You could always just tell them to their face that you think them saying that makes you think they are racist, unfaithful, indoctrinated in misinformation, etc.or otherwise call out the behavior/comments as unacceptable in the workplace. Won’t necessarily make them reconsider their flawed ideals but can hopefully let them know that you don’t want to hear about it. I work remote now and that definetly cuts down on small talk in general. At a previous job some guy was deep in Christianity and was talking to me about how evolution just doesn’t make sense and God must be real because of it. I just brushed off and ignored comments like that because it wasn’t worth the hassle.

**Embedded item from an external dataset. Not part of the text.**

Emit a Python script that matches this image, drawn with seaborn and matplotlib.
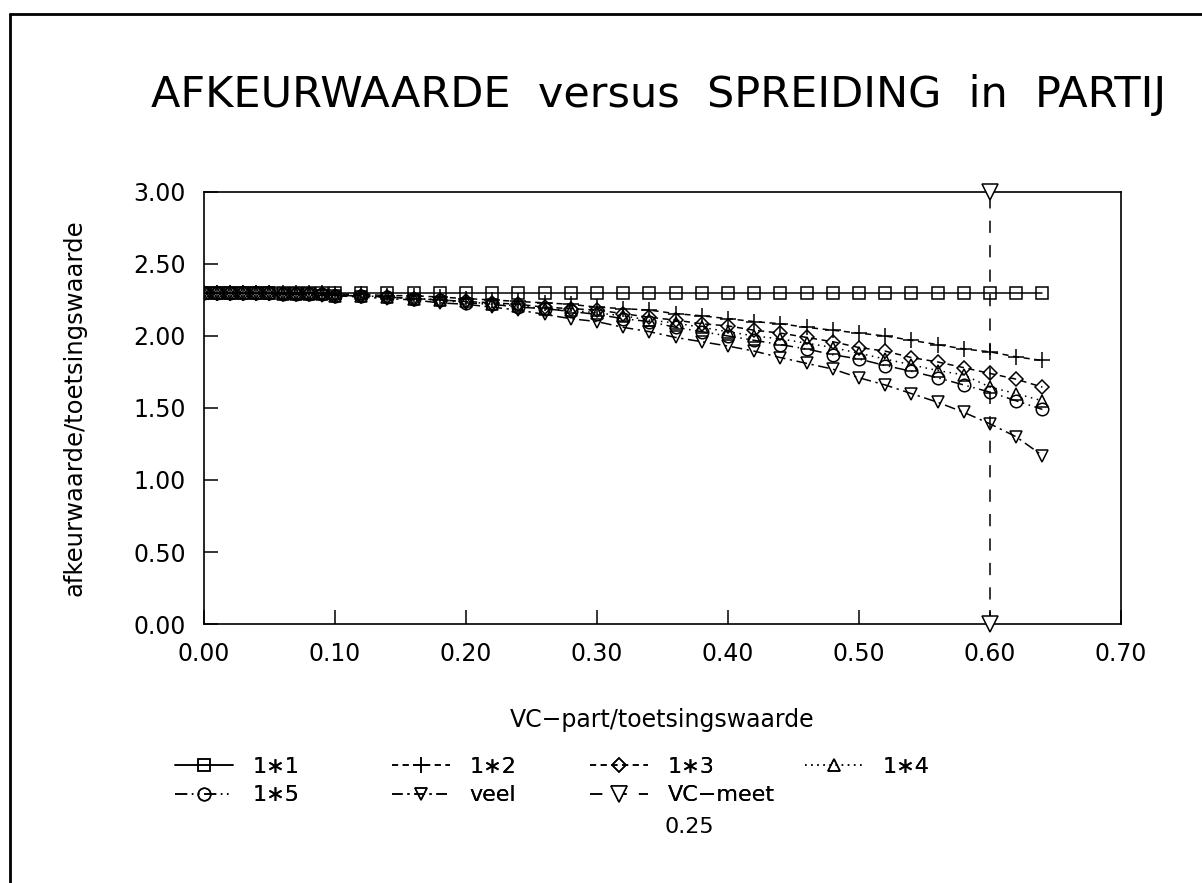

I’ve been working for almost 10 companies in 20 years, and I have only found 2 drama free workplaces so far. It’s random and I don’t think there are signs that could show you whether a job is good or bad.
Most HR people are happy when they hire you but it usually means nothing, sorry.
Last but not least, drama free could also mean “we’re gonna fire everybody in a few months,” which makes the choices more difficult to make.
do you have any advice for me, now that I’m applying and might work elsewhere? Is there anything I could ask during interviewing to indicate I loathe drama, people full of themselves talking politics or conspiracies or openly discussing how vaginas look like?
Maybe try to detect or feel if the person in front of you is really a nice person or if he’s faking it.
The last HR guy I met was so nice to me and enthusiastic that it was really suspicious. I had met real psychopaths before and I was careful. But in the end, he really wanted to take care of the coworkers, and it took me one whole month to understand this.